Dari dua pendapat tersebut maka pada intinya bahwa Bismillâhirrahmânirrahîm adalah pangkalan tempat bertolak, dimana di dalamnya ada pengakuan bahwa semua perkara yang akan kita lakukan (perkara yang dianjurkan) ada penyertaan Allah di dalamnya. Dan tentunya membutuhkan pemahaman sekaligus penghayatan agar pengucapan Bismillah tidak hanya berhenti pada lisan saja.

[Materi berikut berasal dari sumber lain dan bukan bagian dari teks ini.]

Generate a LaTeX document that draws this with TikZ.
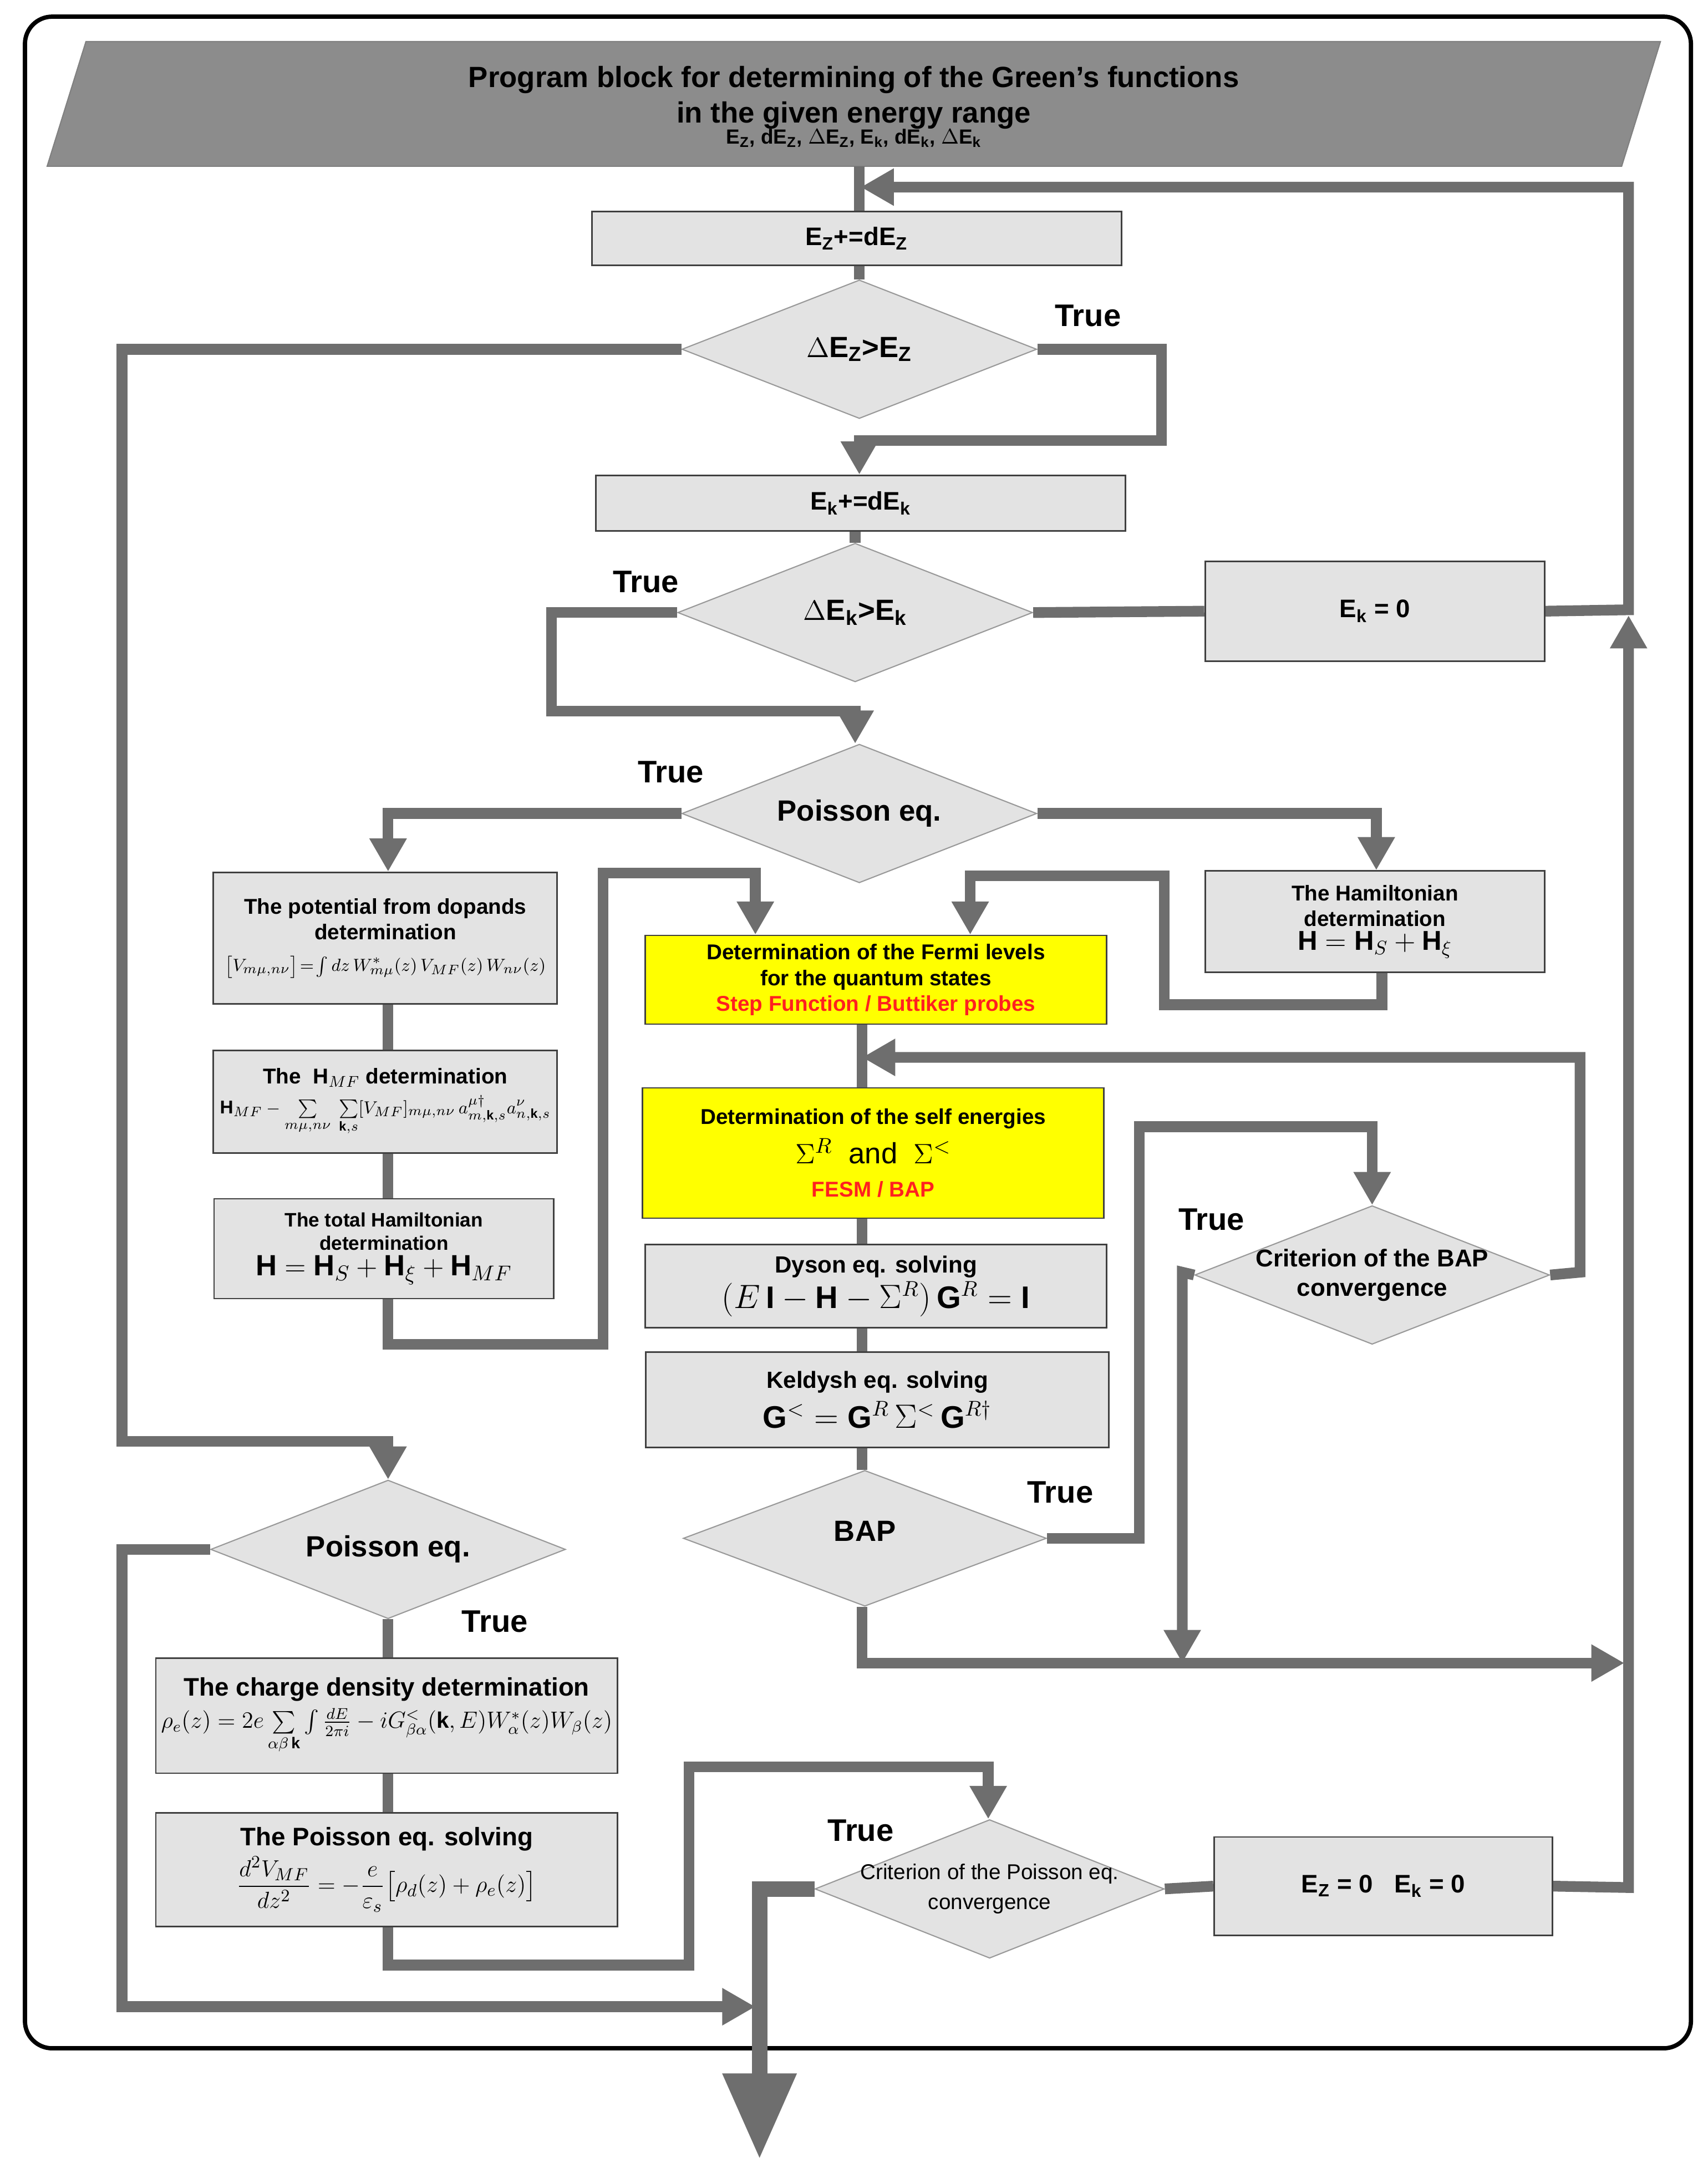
\documentclass[tikz,border=0pt]{standalone}
\usepackage{amsmath,amssymb}
\usepackage{fontspec}
\setmainfont{Liberation Sans}
\usetikzlibrary{shapes.geometric,arrows.meta}
\definecolor{boxg}{HTML}{E3E3E3}
\definecolor{lineg}{HTML}{6E6E6E}
\definecolor{topg}{HTML}{8C8C8C}
\definecolor{yel}{HTML}{FFFF00}
\definecolor{redt}{HTML}{FF2020}
\newcommand{\fs}[1]{\fontsize{#1}{\dimexpr #1*12/10\relax}\selectfont}
\begin{document}
\begin{tikzpicture}[x=0.025cm,y=-0.025cm,
  box/.style={draw=black!75,line width=0.8pt,fill=boxg,align=center,inner sep=1pt,font=\bfseries\fs{11pt}},
  ybox/.style={box,fill=yel},
  dia/.style={diamond,draw=black!40,line width=0.6pt,fill=boxg,inner sep=0pt,minimum width=6.4cm,minimum height=2.5cm},
  dlab/.style={align=center,font=\bfseries\fs{15pt}},
  con/.style={draw=lineg,line width=5.5pt,line join=miter},
  arr/.style={con,-{Triangle[length=17pt,width=18pt]}},
  tru/.style={font=\bfseries\fs{16pt}}]
\useasboundingbox (0,0) rectangle (1232,1568);
% outer frame
\draw[line width=2.2pt,rounded corners=14pt] (18,12) rectangle (1220,1478);
% top parallelogram
\path[fill=topg,draw=black!50,line width=0.6pt] (62,30) -- (1198,30) -- (1170,120) -- (34,120) -- cycle;
\node[align=center,font=\bfseries] (top) at (616,77) {{\fs{15pt}Program block for determining of the Green’s functions}\\[3pt]{\fs{15pt}in the given energy range}\\[-1pt]{\fs{10.5pt}E\textsubscript{Z}, dE\textsubscript{Z}, $\Delta$E\textsubscript{Z}, E\textsubscript{k}, dE\textsubscript{k}, $\Delta$E\textsubscript{k}}};
\coordinate (topb) at (620,120);
% boxes
\node[box,minimum width=9.55cm,minimum height=0.975cm,font=\bfseries\fs{13pt}] (ez) at (618,172) {E\textsubscript{Z}+=dE\textsubscript{Z}};
\node[box,minimum width=9.55cm,minimum height=1cm,font=\bfseries\fs{13pt}] (ek) at (621,363) {E\textsubscript{k}+=dE\textsubscript{k}};
\node[box,minimum width=6.125cm,minimum height=1.8cm,font=\bfseries\fs{13pt}] (ek0) at (992,441) {E\textsubscript{k} = 0};
\node[box,minimum width=6.2cm,minimum height=2.375cm] (pot) at (278,677) {The potential from dopands\\determination\\[3pt]{\mdseries\fs{9.5pt}$\bigl[V_{m\mu,n\nu}\bigr]\!=\!\int dz\,W^{*}_{m\mu}(z)\,V_{MF}(z)\,W_{n\nu}(z)$}};
\node[box,minimum width=6.2cm,minimum height=1.85cm] (hmf) at (278,795) {The \ $\mathbf{H}_{MF}$ determination\\[2pt]{\mdseries\fs{9.5pt}$\mathbf{H}_{MF}-\sum\limits_{m\mu,n\nu}\;\sum\limits_{\mathbf{k},s}[V_{MF}]_{m\mu,n\nu}\,a^{\mu\dagger}_{m,\mathbf{k},s}a^{\nu}_{n,\mathbf{k},s}$}};
\node[box,minimum width=6.125cm,minimum height=1.8cm,font=\bfseries\fs{10pt}] (toth) at (277,901) {The total Hamiltonian\\determination\\[1pt]{\mdseries\fs{15pt}$\mathbf{H}=\mathbf{H}_S+\mathbf{H}_\xi+\mathbf{H}_{MF}$}};
\node[box,minimum width=6.125cm,minimum height=1.825cm] (ham) at (992,665) {The Hamiltonian\\determination\\[-1pt]{\mdseries\fs{14pt}$\mathbf{H}=\mathbf{H}_S+\mathbf{H}_\xi$}};
\node[ybox,minimum width=8.325cm,minimum height=1.6cm] (fermi) at (632,707) {Determination of the Fermi levels\\for the quantum states\\\textcolor{redt}{Step Function / Buttiker probes}};
\node[ybox,minimum width=8.325cm,minimum height=2.35cm] (self) at (630,832) {Determination of the self energies\\[4pt]{\mdseries\fs{15pt}$\Sigma^R$ \ and \ $\Sigma^<$}\\[4pt]\textcolor{redt}{FESM / BAP}};
\node[box,minimum width=8.325cm,minimum height=1.5cm,font=\bfseries\fs{12pt}] (dyson) at (632,928) {Dyson eq. solving\\[1pt]{\mdseries\fs{16pt}$(E\,\mathbf{I}-\mathbf{H}-\Sigma^R)\,\mathbf{G}^R=\mathbf{I}$}};
\node[box,minimum width=8.35cm,minimum height=1.725cm,font=\bfseries\fs{12pt}] (keld) at (633,1010) {Keldysh eq. solving\\[3pt]{\mdseries\fs{16pt}$\mathbf{G}^<=\mathbf{G}^R\,\Sigma^<\,\mathbf{G}^{R\dagger}$}};
\node[box,minimum width=8.325cm,minimum height=2.075cm,font=\bfseries\fs{13pt}] (charge) at (279,1238) {The charge density determination\\[1pt]{\mdseries\fs{11.5pt}$\rho_e(z)=2e\sum\limits_{\alpha\beta\,\mathbf{k}}\int\frac{dE}{2\pi i}-iG^<_{\beta\alpha}(\mathbf{k},E)W^*_\alpha(z)W_\beta(z)$}};
\node[box,minimum width=8.325cm,minimum height=2.05cm,font=\bfseries\fs{13pt}] (psolve) at (279,1349) {The Poisson eq. solving\\[2pt]{\mdseries\fs{13pt}$\dfrac{d^2V_{MF}}{dz^2}=-\dfrac{e}{\varepsilon_s}\bigl[\rho_d(z)+\rho_e(z)\bigr]$}};
\node[box,minimum width=6.1cm,minimum height=1.775cm,font=\bfseries\fs{13pt}] (ez0) at (998,1361) {E\textsubscript{Z} = 0 \ \ E\textsubscript{k} = 0};
% diamonds
\node[dia] (dez) at (620,252) {};
\node[dlab] at (dez) {$\Delta$E\textsubscript{Z}>E\textsubscript{Z}};
\node[dia] (dek) at (617,442) {};
\node[dlab] at (dek) {$\Delta$E\textsubscript{k}>E\textsubscript{k}};
\node[dia] (pois) at (620,587) {};
\node[dlab] at (pois) {Poisson eq.};
\node[dia,minimum width=6.55cm,minimum height=2.45cm] (bap) at (624,1110) {};
\node[dlab] at (624,1105) {BAP};
\node[dia] (cbap) at (990,920) {};
\node[dlab,font=\bfseries\fs{12.5pt}] at (cbap) {Criterion of the BAP\\convergence};
\node[dia] (pois2) at (280,1118) {};
\node[dlab] at (pois2) {Poisson eq.};
\node[dia,minimum width=6.3cm] (cpois) at (714,1363) {};
\node[dlab,font=\fs{11pt}] at (cpois) {Criterion of the Poisson eq.\\[2pt]convergence};
% True labels
\node[tru] at (785,228) {True};
\node[tru] at (466,420) {True};
\node[tru] at (484,557) {True};
\node[tru] at (765,1077) {True};
\node[tru] at (874,880) {True};
\node[tru] at (357,1170) {True};
\node[tru] at (621,1321) {True};
% connectors
\draw[con] (topb) -- (ez.north -| topb);
\draw[arr] (ek0.east) -- (1175,440) -- (1175,135) -- (621,135);
\draw[arr] (ez0.east) -- (1175,1362) -- (1175,444);
\draw[con] (ez.south -| 620,0) -- (dez.north);
\draw[arr] (dez.east) -- (838,252) -- (838,318) -- (620,318) -- (ek.north -| 620,0);
\draw[arr] (dez.west) -- (88,252) -- (88,1040) -- (280,1040) -- (pois2.north);
\draw[con] (ek.south -| 617,0) -- (dek.north);
\draw[con] (dek.east) -- (ek0.west);
\draw[arr] (dek.west) -- (398,442) -- (398,513) -- (617,513) -- (pois.north -| 617,0);
\draw[arr] (pois.west) -- (280,587) -- (pot.north -| 280,0);
\draw[arr] (pois.east) -- (993,587) -- (ham.north -| 993,0);
\draw[con] (pot.south -| 280,0) -- (hmf.north -| 280,0);
\draw[con] (hmf.south -| 280,0) -- (toth.north -| 280,0);
\draw[arr] (toth.south -| 280,0) -- (280,970) -- (435,970) -- (435,630) -- (545,630) -- (fermi.north -| 545,0);
\draw[arr] (ham.south -| 997,0) -- (997,725) -- (840,725) -- (840,632) -- (700,632) -- (fermi.north -| 700,0);
\draw[con] (fermi.south -| 622,0) -- (self.north -| 622,0);
\draw[arr] (cbap.east) -- (1140,918) -- (1140,763) -- (622,763);
\draw[con] (self.south -| 622,0) -- (dyson.north -| 622,0);
\draw[con] (dyson.south -| 622,0) -- (keld.north -| 622,0);
\draw[con] (keld.south -| 622,0) -- (bap.north -| 622,0);
\draw[arr] (bap.east) -- (822,1110) -- (822,813) -- (990,813) -- (cbap.north);
\draw[arr] (cbap.west) -- (853,918) -- (853,1200);
\draw[arr] (bap.south -| 622,0) -- (622,1200) -- (1172,1200);
\draw[arr] (pois2.west) -- (88,1118) -- (88,1448) -- (545,1448);
\draw[con] (pois2.south) -- (charge.north -| 280,0);
\draw[con] (charge.south -| 280,0) -- (psolve.north -| 280,0);
\draw[arr] (psolve.south -| 280,0) -- (280,1418) -- (497,1418) -- (497,1275) -- (713,1275) -- (cpois.north -| 713,0);
\draw[con] (cpois.east) -- (ez0.west);
\coordinate (exit) at (548,1558);
\draw[draw=lineg,line width=8pt,-{Triangle[length=44pt,width=36pt]}] (cpois.west) -- (548,1363) -- (exit);
\end{tikzpicture}
\end{document}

Lebih lanjut Prof. Shihab menerangkan Rahmân dan Rahîm dalam lafazd Basmallah tersebut memiliki makna yang berbeda, Rahmân itu adalah Allah yang memberi rahmat kepada seluruh makhluk, seperti tumbuhan, binatang, manusia baik kafir atau muslim, semuanya diberikan rahmat oleh Allah. Sedangkan Rahîm adalah Allah yang menyandang dan memiliki sifat rahmat. Implikasinya ketika seseorang membaca Bismillâhirrahmânirrahîm diharapkan rahmat itu memenuhi jiwanya dan mampu memberikan rahmat juga kepada mahkluk lainnya, seperti tumbuhan, binatang, manusia sekalipun dengan orang kafir. Artinya ada konsistensi dengan mengucapkan Bismillâh manusia seyogyanya tidak akan menyakiti manusia lainnya, tidak menganiaya binatang atau makhluk lainnya karena yang muncul dari perilakunya adalah pantulan rahmat yang sudah memenuhi jiwanya. Kalau hati  penuh dengan rahmat maka yang keluar juga akan rahmat. Prof. Shihab mengibaratkan jiwa manusia seperti wadah gelas, ketika isinya penuh dengan air jernih, maka yang akan tumpah/meluber juga air jernih dan menyegarkan, namun ketika gelas tersebut berisi air kotor/keruh maka yang akan tumpah/meluber juga akan air kotor/keruh. Sama halnya dengan jiwa manusia ketika hatinya sudah dipenuhi rahmat Allah, maka yang keluar juga kasih sayang kepada makhluk lainnya, entah tumbuhan, binatang ataupun sesama manusia, namun jika di dalam jiwa manusia dipenuhi kebencian, maka yang keluar juga akan kebencian dan kejahatan.